A jet turbine is a diesel engine; you could run one on straight up cooking oil the same as any other diesel engine. The same principles apply you just have a combustion chamber instead of a cylinder.
Jet engines aren’t actually Diesel engines though. They don’t use a Diesel cycle but a Brayton cycle. The principles are different - a Diesel engine works by having a fuel which ignites when compressed in a confined space, while a Brayton engine specifically avoids that and ignites its fuel via a heat source.
But the fuel known as “Diesel” is pretty close to jet fuel, both of them being almost kerosene, so it should burn just fine in a jet engine.
You can also run diesel cars and trucks on kerosene. The winter blend of diesel fuel in cold climates is a mixture of diesel and kerosene (which has a lower freezing temperature).
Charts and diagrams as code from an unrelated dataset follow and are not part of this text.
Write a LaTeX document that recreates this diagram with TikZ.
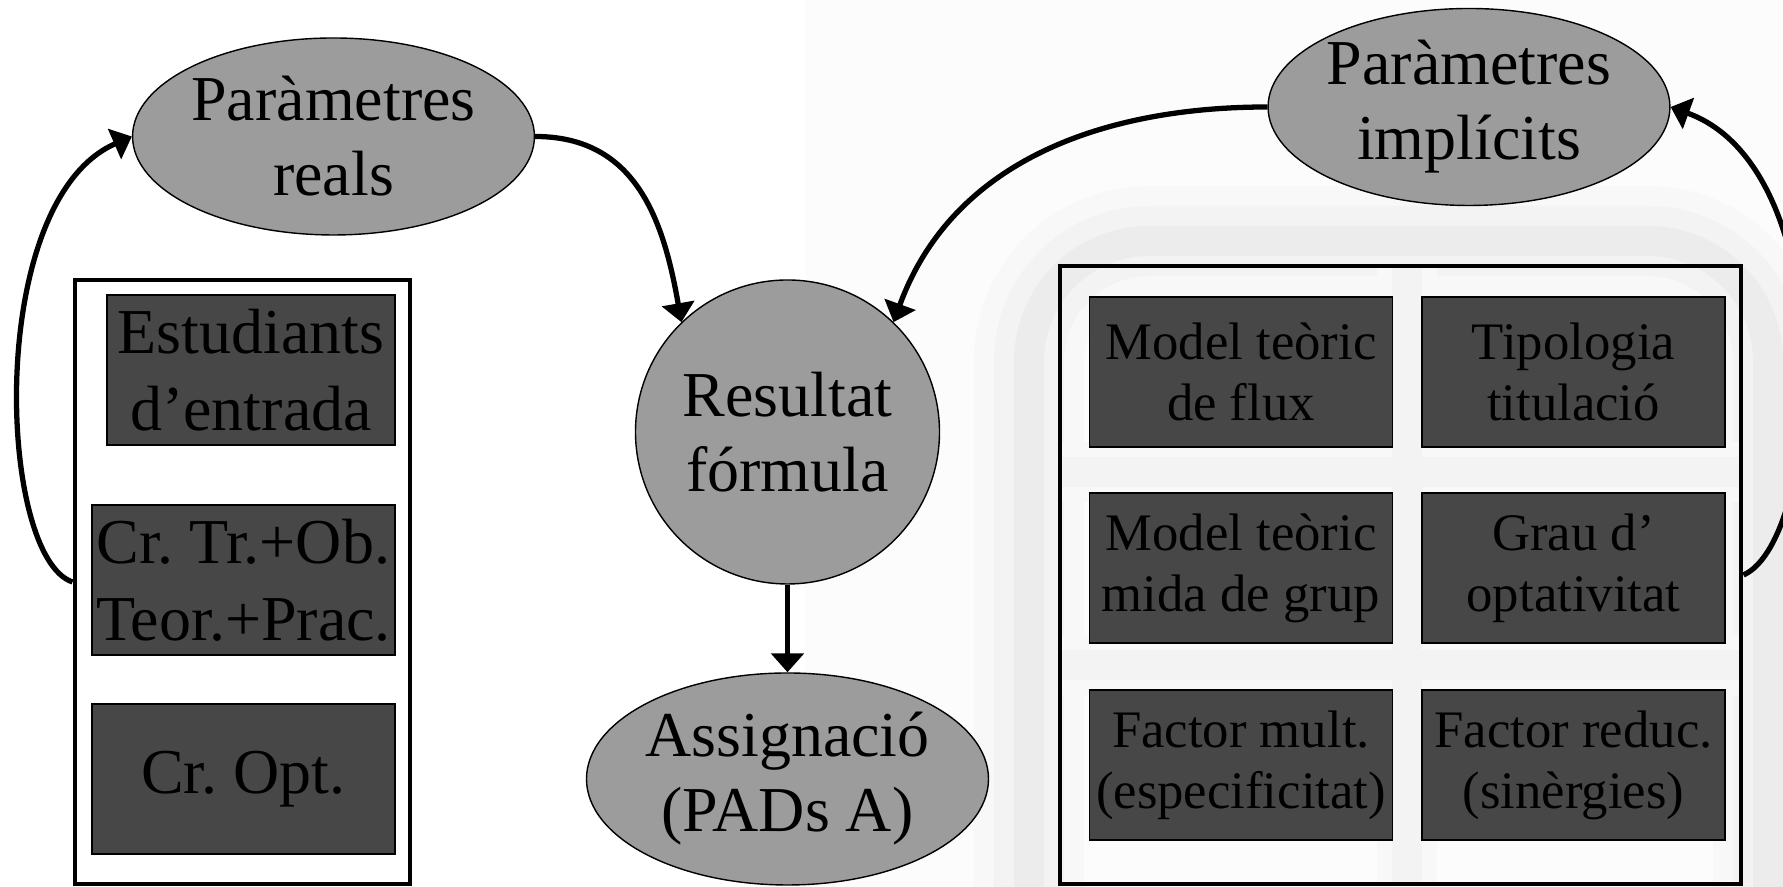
\documentclass[tikz,border=0pt]{standalone}
\usepackage{fontspec}
\setmainfont{Liberation Serif}
\usetikzlibrary{shapes.geometric,arrows.meta}
\definecolor{ovalgray}{RGB}{156,156,156}
\definecolor{boxgray}{RGB}{71,71,71}
\definecolor{wmbg}{RGB}{252,252,252}
\definecolor{wmhalo}{RGB}{248,248,248}
\definecolor{wmlight}{RGB}{243,243,243}
\definecolor{wmgray}{RGB}{236,236,236}
\frenchspacing
\begin{document}
\begin{tikzpicture}[
  oval/.style={ellipse,draw,line width=0.4pt,fill=ovalgray,inner sep=0pt,
    minimum width=3.94cm,minimum height=1.97cm,align=center,
    font=\fontsize{18.2}{21.3}\selectfont},
  bigbox/.style={rectangle,draw,line width=1.4pt,inner sep=0pt},
  darkbox/.style={rectangle,draw,line width=0.5pt,fill=boxgray,inner sep=0pt,
    minimum height=1.5cm,align=center},
  leftitem/.style={darkbox,font=\fontsize{18.2}{21.8}\selectfont},
  rightitem/.style={darkbox,minimum width=3.03cm,font=\fontsize{15}{17.4}\selectfont},
  conn/.style={line width=1.5pt,-{Triangle[length=5.4pt,width=9.2pt]}}
]
\useasboundingbox (0,0) rectangle (17.83,8.87);
\fill[white] (0,0) rectangle (17.83,8.87);
% faint watermark on the right
\fill[wmbg] (8.05,0) rectangle (17.83,8.87);
\begin{scope}
\clip (8.05,0) rectangle (17.83,8.87);
\draw[wmhalo,line width=1.1cm,rounded corners=1.2cm] (10.29,-1) -- (10.29,6.46) -- (17.68,6.46) -- (17.68,-1);
\draw[wmlight,line width=0.7cm,rounded corners=1.2cm] (10.29,-1) -- (10.29,6.46) -- (17.68,6.46) -- (17.68,-1);
\draw[wmgray,line width=0.3cm,rounded corners=1.2cm] (10.29,-1) -- (10.29,6.46) -- (17.68,6.46) -- (17.68,-1);
\end{scope}
\begin{scope}
\clip (10.6,0.03) rectangle (17.41,6.21);
\draw[wmhalo,line width=0.6cm] (14.07,6.3) -- (14.07,0) (10.5,4.15) -- (17.5,4.15) (10.5,2.22) -- (17.5,2.22);
\draw[wmlight,line width=0.3cm] (14.07,6.3) -- (14.07,0) (10.5,4.15) -- (17.5,4.15) (10.5,2.22) -- (17.5,2.22);
\end{scope}

% frames
\node[bigbox,fill=white,minimum width=3.35cm,minimum height=6.04cm] (leftbox) at (2.425,3.05) {};
\node[bigbox,minimum width=6.81cm,minimum height=6.18cm] (rightbox) at (14.005,3.12) {};

% real data
\node[leftitem,minimum width=2.88cm] (entrada) at (2.51,5.17) {Estudiants\\d’entrada};
\node[leftitem,minimum width=3.03cm] (troncals) at (2.435,3.07) {Cr. Tr.+Ob.\\Teor.+Prac.};
\node[leftitem,minimum width=3.03cm] (optatius) at (2.435,1.08) {Cr. Opt.};

% implicit data
\node[rightitem] (flux) at (12.41,5.15) {Model teòric\\de flux};
\node[rightitem] (tipologia) at (15.735,5.15) {Tipologia\\titulació};
\node[rightitem] (grup) at (12.41,3.19) {Model teòric\\mida de grup};
\node[rightitem] (optativitat) at (15.735,3.19) {Grau d’\\optativitat};
\node[rightitem] (especific) at (12.41,1.22) {Factor mult.\\(especificitat)};
\node[rightitem] (sinergies) at (15.735,1.22) {Factor reduc.\\(sinèrgies)};

% parameters and result
\node[oval] (reals) at (3.335,7.505) {Paràmetres\\reals};
\node[oval] (implicits) at (14.69,7.80) {Paràmetres\\implícits};
\node[oval,circle,minimum size=3.04cm] (formula) at (7.875,4.55) {Resultat\\fórmula};
\node[oval,minimum width=3.95cm,minimum height=2.12cm] (assignacio) at (7.875,1.08) {Assignació\\(PADs A)};

% arrows
\draw[conn] (reals.east) to[out=0,in=100,looseness=1.1] (formula.134);
\draw[conn] (implicits.west) to[out=180,in=70] (formula.46);
\draw[conn] (formula.south) -- (assignacio.north);
\draw[conn] (leftbox.west) .. controls +(-0.75,0.25) and +(-1.47,-0.64) .. (reals.west);
\draw[conn] (rightbox.east) .. controls +(0.79,0.35) and +(1.74,-0.63) .. (implicits.east);
\end{tikzpicture}
\end{document}
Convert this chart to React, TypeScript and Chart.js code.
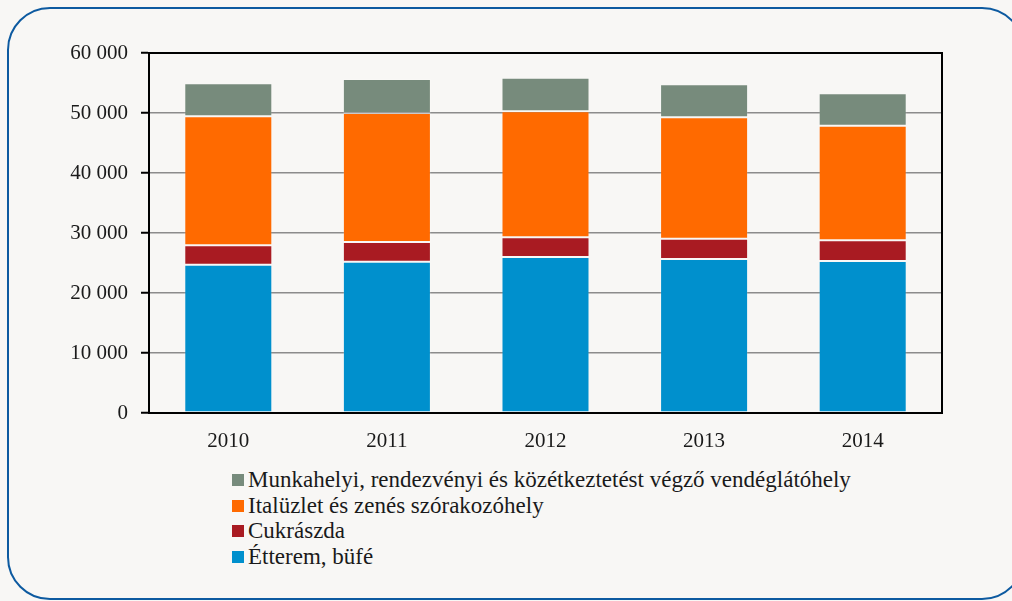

Straight kerosene would work, but it is less lubricating that diesel fuel, so you need to mix some engine oil in with it to avoid damaging the engine. And on a modern car you are probably going to destroy any emissions control system, as kerosene has much higher sulfur than diesel.
> You can also run diesel cars and trucks on kerosene. The winter blend of diesel fuel in cold climates is a mixture of diesel and kerosene (which has a lower freezing temperature).
I know that Mercedes diesel sedans here in Asia has "NO ADDITIVES" written multiple times all around its inner fuel lid.
I don't know for sure if Germany is considered to have cold climate, but if it is, I wonder if their diesel has kerosene and how that plays out with these engines.
As I understand, Mercedes diesels are ubiquitous in some European countries (atleast as a taxi)?
In terms of the length of the hydrocarbon chains, winter diesel has shorter chains than summer diesel (to reduce the gelling temperature), which moves it towards a kerosene-like composition. So in that way you could say it's a blend of (summer) diesel and kerosene. However, it's a product made to diesel specifications at a refinery, and has to satisfy all the other properties of diesel fuel standards like sulphur content, cetane number etc etc.
Many years ago, one (among many others) of the reasons why Caterpillar earth moving equipment was ubiquitous was that their diesels could be tuned to burn almost any fuel. probably not cooking oil, but the diesel fuel available in some countries was more like what is called "bunker"[0] than anything else.
On the other hand up to the '80's it was a common practice to add in cold climates some 5%-10% gasoline or kerosene to diesel fuel directly in the tank of trucks and building site machines.
I remember a 70s? book speculating that jet engines could run on a wide variety of sources, eg. shredded straw (intended for tractors and combine harvesters). I don't think that idea was well received... don't see too many jet tractors around.
The old Tornado jet engines can run, basically, everything. For a while that is, the need serious overhaul after running on Diesel for example after low singel diggit flight hours. The reasoning back the, at the hight of the cold war, was to be able to move the squadrons quickly to dort strips an roads and out of harms way, and back to an airfield, in case nuclear strikes and stuff. For that purpose using Diesel is helpful I guess. It was never done, exept for trials as far as I know.